Dogs love to play, which usually involves lots of movement, whether it’s running, chasing or jumping. I like to have a little run around and play when I first get to the office and again before we get ready to go home. I also keep a few toys lying round the office. People try to convince themselves that ‘play’ is a separate activity from work. They think that passions should be nurtured outside of work, by family and friends, creative endeavours, sports, or by play. Then on Sunday nights their playful state of mind shifts toward thoughts of another week of work.
True harmony lies not in separating work and play, but in integrating the two. Dogs get this instinctively and people need to ‘work’ at it. Playing can open up your mind to all kinds of new ideas and creativity. If you can exercise while you play, even better and of course dogs actually give you a reason to go for a walk. I would also recommend ‘free runs’ that’s when you just go to the park and have a run around.

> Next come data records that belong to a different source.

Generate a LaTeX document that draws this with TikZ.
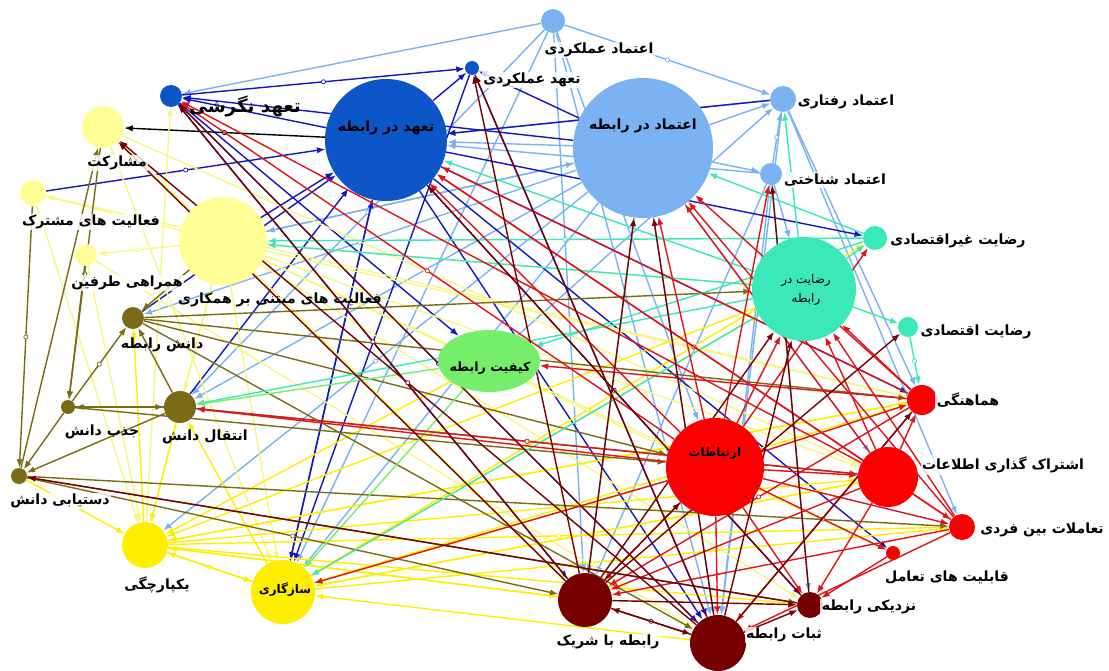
\documentclass[tikz,border=0pt]{standalone}
\usepackage{fontspec}
\newfontfamily\fafont[Script=Arabic]{DejaVu Sans}
\TeXXeTstate=1
\usetikzlibrary{positioning,arrows.meta,shapes.geometric,backgrounds,decorations.markings}
\definecolor{trBlue}{RGB}{122,178,242}
\definecolor{cmBlue}{RGB}{12,86,200}
\definecolor{cmNavy}{RGB}{22,22,190}
\definecolor{coopYel}{RGB}{255,255,150}
\definecolor{coopEdge}{RGB}{248,246,130}
\definecolor{intYel}{RGB}{255,238,0}
\definecolor{knOlive}{RGB}{122,108,22}
\definecolor{satAqua}{RGB}{58,232,184}
\definecolor{qualGreen}{RGB}{118,238,108}
\definecolor{comRed}{RGB}{250,0,0}
\definecolor{comEdge}{RGB}{225,20,25}
\definecolor{bondRed}{RGB}{118,0,0}
\newcommand\fatx[1]{\beginR #1\endR}
\tikzset{
    vtx/.style={circle, inner sep=0pt, minimum size=#1*0.5mm},
    lbl/.style={font=\fafont\bfseries\fontsize{10}{12}\selectfont, fill=white, fill opacity=0.8,
                text opacity=1, inner sep=1pt},
    inlbl/.style={font=\fafont\bfseries\fontsize{10}{12}\selectfont, align=center, inner sep=0pt},
    edge/.style={line width=1pt, -{Latex[length=6pt,width=4.5pt]}},
    mk/.style={postaction={decorate, decoration={markings,
               mark=at position #1 with {\draw[line width=0.5pt, fill=white] (0,0) circle (1.5pt);}}}},
    mk/.default=0.5,
    eTrust/.style={edge, color=trBlue},
    eCommit/.style={edge, color=cmNavy},
    eCoop/.style={edge, color=coopEdge},
    eInteg/.style={edge, color=intYel},
    eKnow/.style={edge, color=knOlive},
    eSat/.style={edge, color=satAqua},
    eQual/.style={edge, color=qualGreen},
    eComm/.style={edge, color=comEdge},
    eBond/.style={edge, color=bondRed}
}
\begin{document}
\begin{tikzpicture}[x=0.25mm, y=-0.25mm]
  \useasboundingbox (0,0) rectangle (1109,671);

  % trust
  \node[vtx=12, fill=trBlue] (trPerf) at (553,21) {};
  \node[vtx=70, fill=trBlue] (trRel) at (643,148) {};
  \node[vtx=13, fill=trBlue] (trBeh) at (783,99) {};
  \node[vtx=11, fill=trBlue] (trCog) at (771,174) {};
  % commitment
  \node[vtx=7, fill=cmBlue] (cmPerf) at (472,68) {};
  \node[vtx=11, fill=cmBlue] (cmAtt) at (171,96) {};
  \node[vtx=61, fill=cmBlue] (cmRel) at (386,140) {};
  % cooperation
  \node[vtx=21, fill=coopYel] (part) at (103,127) {};
  \node[vtx=13, fill=coopYel] (joint) at (33,193) {};
  \node[vtx=11, fill=coopYel] (accomp) at (86,255) {};
  \node[vtx=44, fill=coopYel] (coop) at (223,241) {};
  % knowledge
  \node[vtx=11, fill=knOlive] (knRel) at (133,318) {};
  \node[vtx=16, fill=knOlive] (knTr) at (180,407) {};
  \node[vtx=7, fill=knOlive] (knAbs) at (68,407) {};
  \node[vtx=8, fill=knOlive] (knAcq) at (19,476) {};
  % integration
  \node[vtx=23, fill=intYel] (integ) at (145,545) {};
  \node[vtx=32, fill=intYel] (adapt) at (283,592) {};
  % quality
  \node[ellipse, fill=qualGreen, minimum width=102*0.25mm, minimum height=62*0.25mm] (qual) at (489,361) {};
  % satisfaction
  \node[vtx=52, fill=satAqua] (satRel) at (804,289) {};
  \node[vtx=12, fill=satAqua] (satNon) at (875,238) {};
  \node[vtx=10, fill=satAqua] (satEco) at (908,327) {};
  % communication
  \node[vtx=15, fill=comRed] (coord) at (922,400) {};
  \node[vtx=49, fill=comRed] (comm) at (715,467) {};
  \node[vtx=30, fill=comRed] (info) at (888,477) {};
  \node[vtx=13, fill=comRed] (inter) at (962,527) {};
  \node[vtx=7, fill=comRed] (interCap) at (893,553) {};
  % bond
  \node[vtx=13, fill=bondRed] (close) at (810,605) {};
  \node[vtx=28, fill=bondRed] (stab) at (718,643) {};
  \node[vtx=27, fill=bondRed] (partner) at (585,600) {};

  \begin{scope}[on background layer]
    % trust links
    \foreach \a/\b in {trPerf/trBeh, trCog/trBeh, trRel/knRel, trRel/integ, trBeh/cmRel,
                       trRel/partner, trCog/close, trPerf/knTr}
      \draw[eTrust, mk] (\a) -- (\b);
    \foreach \a/\b in {trPerf/cmAtt, trPerf/partner, trPerf/stab, trPerf/adapt, trRel/cmRel,
                       trRel/trBeh, trRel/trCog, trBeh/coord, trBeh/inter, trBeh/stab,
                       trCog/cmRel, trCog/satRel, trRel/knTr, trRel/stab, trRel/adapt,
                       trRel/info, trRel/coop, trCog/partner, trPerf/comm, trCog/stab,
                       qual/trBeh, coop/trRel}
      \draw[eTrust] (\a) -- (\b);
    % commitment links
    \foreach \a/\b in {cmAtt/cmPerf, joint/cmRel, cmRel/satNon, cmAtt/stab, trRel/cmAtt,
                       cmRel/close}
      \draw[eCommit, mk] (\a) -- (\b);
    \foreach \a/\b in {cmRel/cmAtt, cmRel/cmPerf, trRel/cmPerf, trBeh/cmRel, cmRel/coord,
                       cmRel/interCap, cmRel/stab, cmPerf/adapt, cmRel/adapt, knTr/cmRel,
                       adapt/cmRel, coop/cmRel, cmAtt/qual, cmAtt/partner, cmPerf/stab,
                       knRel/cmRel}
      \draw[eCommit] (\a) -- (\b);
    \draw[edge, mk] (cmRel) -- (part);
    % cooperation links
    \foreach \a/\b in {coop/part, coop/joint, coop/accomp, integ/cmAtt, coop/comm,
                       coop/interCap, part/info}
      \draw[eCoop, mk] (\a) -- (\b);
    \foreach \a/\b in {coop/knRel, coop/knTr, coop/integ, coop/adapt, coop/coord,
                       coop/satRel, coop/info, coop/close, joint/integ, accomp/integ,
                       part/adapt, joint/coord, accomp/stab, coop/partner, part/partner}
      \draw[eCoop] (\a) -- (\b);
    % integration links
    \foreach \a/\b in {integ/adapt, integ/inter, adapt/satNon, knAcq/integ}
      \draw[eInteg, mk] (\a) -- (\b);
    \foreach \a/\b in {integ/knRel, integ/coord, integ/info, integ/close, integ/partner,
                       adapt/coord, adapt/info, adapt/inter, adapt/satRel, adapt/knTr,
                       coord/integ, info/adapt, partner/integ, qual/integ, comm/adapt,
                       satRel/integ, adapt/integ, knTr/integ, stab/adapt}
      \draw[eInteg] (\a) -- (\b);
    % knowledge links
    \foreach \a/\b in {part/knAbs, joint/knAcq, knRel/coord, knTr/info, knAbs/knRel,
                       knAcq/partner}
      \draw[eKnow, mk] (\a) -- (\b);
    \foreach \a/\b in {knTr/knRel, knAbs/knTr, knAcq/part, accomp/knAbs, coop/knRel,
                       knRel/satRel, knRel/comm, knAbs/knAcq, knAcq/inter, knAcq/close,
                       knTr/knAcq, knAbs/comm, knRel/stab, knTr/knAbs}
      \draw[eKnow] (\a) -- (\b);
    % satisfaction links
    \foreach \a/\b in {satNon/coop, satRel/trBeh, satEco/coord}
      \draw[eSat, mk] (\a) -- (\b);
    \foreach \a/\b in {satRel/cmRel, satRel/coop, satRel/knTr, satRel/satNon, satRel/satEco,
                       satNon/qual, satRel/adapt, satNon/trRel}
      \draw[eSat] (\a) -- (\b);
    % quality links
    \foreach \a/\b in {qual/adapt, qual/knTr}
      \draw[eQual] (\a) -- (\b);
    % communication links
    \foreach \a/\b in {comm/cmAtt, info/trRel, comm/interCap, inter/cmRel, coord/partner,
                       info/knTr, comm/satNon}
      \draw[eComm, mk] (\a) -- (\b);
    \foreach \a/\b in {comm/cmRel, info/cmRel, coord/cmRel, comm/trRel, coord/trRel,
                       inter/trRel, comm/trCog, comm/satRel, info/satRel, coord/satRel,
                       inter/satRel, comm/coord, comm/info, comm/inter, info/inter,
                       interCap/close, comm/close, info/close, comm/partner, info/partner,
                       inter/partner, comm/stab, comm/knTr, comm/adapt, info/coord,
                       coord/stab, inter/stab, info/cmAtt, coord/qual}
      \draw[eComm] (\a) -- (\b);
    % bond links
    \foreach \a/\b in {partner/stab, partner/cmAtt, stab/part}
      \draw[eBond, mk] (\a) -- (\b);
    \foreach \a/\b in {partner/cmPerf, stab/cmPerf, stab/cmAtt, close/cmRel, partner/part,
                       partner/trRel, stab/trRel, partner/satEco, partner/satRel,
                       stab/satRel, close/knAcq, partner/close, stab/close, partner/comm,
                       stab/coord, close/trCog, stab/partner}
      \draw[eBond] (\a) -- (\b);
  \end{scope}

  % labels
  \node[lbl] (trPerfL) at (599,50) {\fatx{اعتماد عملکردی}};
  \node[lbl] (cmPerfL) at (532,80) {\fatx{تعهد عملکردی}};
  \node[lbl, font=\fafont\bfseries\fontsize{13}{15}\selectfont, fill=none] (cmAttL) at (245,106) {\fatx{تعهد نگرشی}};
  \node[inlbl] (cmRelL) at (386,128) {\fatx{تعهد در رابطه}};
  \node[inlbl] (trRelL) at (643,126) {\fatx{اعتماد در رابطه}};
  \node[lbl] (trBehL) at (846,102) {\fatx{اعتماد رفتاری}};
  \node[lbl] (trCogL) at (835,180) {\fatx{اعتماد شناختی}};
  \node[lbl] (partL) at (117,163) {\fatx{مشارکت}};
  \node[lbl] (jointL) at (91,222) {\fatx{فعالیت های مشترک}};
  \node[lbl] (accompL) at (127,283) {\fatx{همراهی طرفین}};
  \node[lbl, fill=none] (coopL) at (280,300) {\fatx{فعالیت های مبتنی بر همکاری}};
  \node[lbl, fill=none] (knRelL) at (162,345) {\fatx{دانش رابطه}};
  \node[lbl, fill=none] (knTrL) at (205,437) {\fatx{انتقال دانش}};
  \node[lbl, fill=none] (knAbsL) at (102,432) {\fatx{جذب دانش}};
  \node[lbl] (knAcqL) at (60,501) {\fatx{دستیابی دانش}};
  \node[lbl] (integL) at (157,585) {\fatx{یکپارچگی}};
  \node[inlbl, font=\fafont\bfseries\fontsize{8.5}{10}\selectfont] (adaptL) at (285,590) {\fatx{سازگاری}};
  \node[inlbl, font=\fafont\bfseries\fontsize{9}{11}\selectfont] (qualL) at (490,368) {\fatx{کیفیت رابطه}};
  \node[inlbl, font=\fafont\fontsize{8.5}{14}\selectfont] (satRelL) at (806,290) {\fatx{رضایت در}\\\fatx{رابطه}};
  \node[lbl] (satNonL) at (958,241) {\fatx{رضایت غیراقتصادی}};
  \node[lbl] (satEcoL) at (976,332) {\fatx{رضایت اقتصادی}};
  \node[lbl] (coordL) at (968,400) {\fatx{هماهنگی}};
  \node[inlbl, font=\fafont\bfseries\fontsize{8.5}{10}\selectfont] (commL) at (715,453) {\fatx{ارتباطات}};
  \node[lbl] (infoL) at (1003,465) {\fatx{اشتراک گذاری اطلاعات}};
  \node[lbl] (interL) at (1042,530) {\fatx{تعاملات بین فردی}};
  \node[lbl] (interCapL) at (947,577) {\fatx{قابلیت های تعامل}};
  \node[lbl] (closeL) at (869,607) {\fatx{نزدیکی رابطه}};
  \node[lbl] (stabL) at (784,635) {\fatx{ثبات رابطه}};
  \node[lbl] (partnerL) at (608,642) {\fatx{رابطه با شریک}};
\end{tikzpicture}
\end{document}
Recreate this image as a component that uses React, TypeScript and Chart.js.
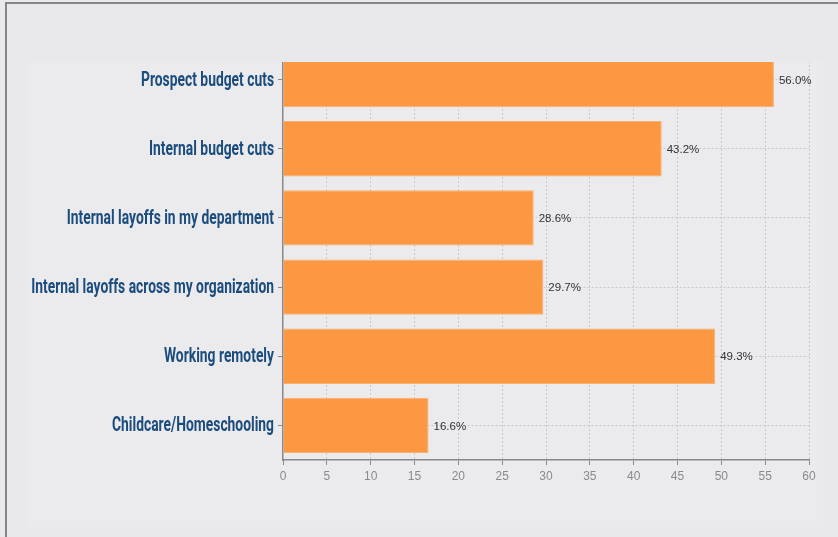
import React, { useEffect, useRef } from "react";
import { Chart, registerables } from "chart.js";

Chart.register(...registerables);

const categories = [
  "Prospect budget cuts",
  "Internal budget cuts",
  "Internal layoffs in my department",
  "Internal layoffs across my organization",
  "Working remotely",
  "Childcare/Homeschooling",
];
const values = [56.0, 43.2, 28.6, 29.7, 49.3, 16.6];
const xMin = 0;
const xMax = 60;
const xStep = 5;

const BG = "#e9e8eb";
const INNER_BG = "#ebeaed";
const BAR = "#fc9842";
const LABEL_COLOR = "#1b4c7e";
const LABEL_FONT = 'bold 21px Roboto, "DejaVu Sans", sans-serif';

const decorPlugin = {
  id: "decor",
  beforeDraw(chart: any) {
    const { ctx, width, height, chartArea } = chart;
    ctx.save();
    ctx.fillStyle = BG;
    ctx.fillRect(0, 0, width, height);
    ctx.fillStyle = INNER_BG;
    ctx.fillRect(28, chartArea.top + 17, width - 43, height - chartArea.top - 27);
    ctx.restore();
  },
  afterDatasetsDraw(chart: any) {
    const { ctx, chartArea } = chart;
    const yScale = chart.scales.y;
    ctx.save();
    // top strip where the first band is cut off
    ctx.fillStyle = BG;
    ctx.fillRect(chartArea.left - 2, chartArea.top - 2, chartArea.right - chartArea.left + 6, 19);
    // value labels
    const meta = chart.getDatasetMeta(0);
    ctx.fillStyle = "#333";
    ctx.font = '11.5px "Liberation Sans", Arial, sans-serif';
    ctx.textAlign = "left";
    ctx.textBaseline = "middle";
    meta.data.forEach((bar: any, i: number) => {
      ctx.fillText(values[i].toFixed(1) + "%", bar.x + 5, bar.y + 1);
    });
    // condensed category labels
    ctx.font = LABEL_FONT;
    ctx.fillStyle = LABEL_COLOR;
    ctx.textAlign = "right";
    ctx.textBaseline = "alphabetic";
    const factor = 133 / ctx.measureText(categories[0]).width;
    const xRight = chartArea.left - 9;
    categories.forEach((c, i) => {
      const y = yScale.getPixelForValue(i);
      ctx.save();
      ctx.translate(xRight, y + 6);
      ctx.scale(factor, 1);
      ctx.fillText(c, 0, 0);
      ctx.restore();
    });
    ctx.restore();
  },
};

export default function App() {
  const ref = useRef<HTMLCanvasElement>(null);
  useEffect(() => {
    document.body.style.margin = "0";
    const chart = new Chart(ref.current!, {
      type: "bar",
      data: {
        labels: categories,
        datasets: [
          {
            data: values,
            backgroundColor: BAR,
            borderColor: "#fcae6e",
            borderWidth: 1,
            categoryPercentage: 1,
            barPercentage: 0.8,
          },
        ],
      },
      options: {
        indexAxis: "y",
        animation: false,
        responsive: false,
        events: [],
        layout: { padding: { top: 45, right: 29, left: 0, bottom: 0 } },
        plugins: { legend: { display: false }, tooltip: { enabled: false } },
        scales: {
          x: {
            type: "linear",
            min: xMin,
            max: xMax,
            ticks: {
              stepSize: xStep,
              color: "#8a8a8a",
              font: { family: '"Liberation Sans", Arial, sans-serif', size: 12 },
              padding: 4,
              maxRotation: 0,
            },
            grid: {
              color: (c: any) => (c.tick && c.tick.value === 0 ? "rgba(0,0,0,0)" : "#c9c8cc"),
              tickColor: "#888",
              tickLength: 5,
              tickBorderDash: [],
            },
            border: { display: true, color: "#888", width: 1.5, dash: [2, 2] },
            afterFit: (s: any) => {
              s.height = 77;
            },
          },
          y: {
            type: "category",
            ticks: { display: false },
            grid: {
              color: "#c9c8cc",
              tickColor: "#888",
              tickLength: 5,
              tickBorderDash: [],
              offset: false,
            },
            border: { display: true, color: "#888", width: 1.5, dash: [2, 2] },
            afterFit: (s: any) => {
              s.width = 283;
            },
          },
        },
      } as any,
      plugins: [decorPlugin],
    });
    return () => chart.destroy();
  }, []);
  return (
    <div style={{ position: "relative", width: 838, height: 537, overflow: "hidden", background: BG }}>
      <canvas ref={ref} width={838} height={537} style={{ position: "absolute", left: 0, top: 0 }} />
      <div
        style={{
          position: "absolute",
          left: 5,
          top: 2,
          width: 900,
          height: 600,
          borderLeft: "2px solid #858585",
          borderTop: "2px solid #858585",
          pointerEvents: "none",
        }}
      />
    </div>
  );
}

I think dogs are great role models for people to emulate in their own working lives. (There is even a book about it ‘Work Like Your Dog’). Every day is new, every task is exciting and everything is fun. We dogs approach our jobs not only with loyalty, discipline, sensitivity and love, but also with joy, enthusiasm, and a willingness to see our work as play.
Your state of mind improves just by looking at a dog (try it and you’ll see what I mean). If people could sustain a bit of a dog’s spirit, you could have much happier careers and more meaningful working lives – and truly understand the adage ‘wag more, bark less.’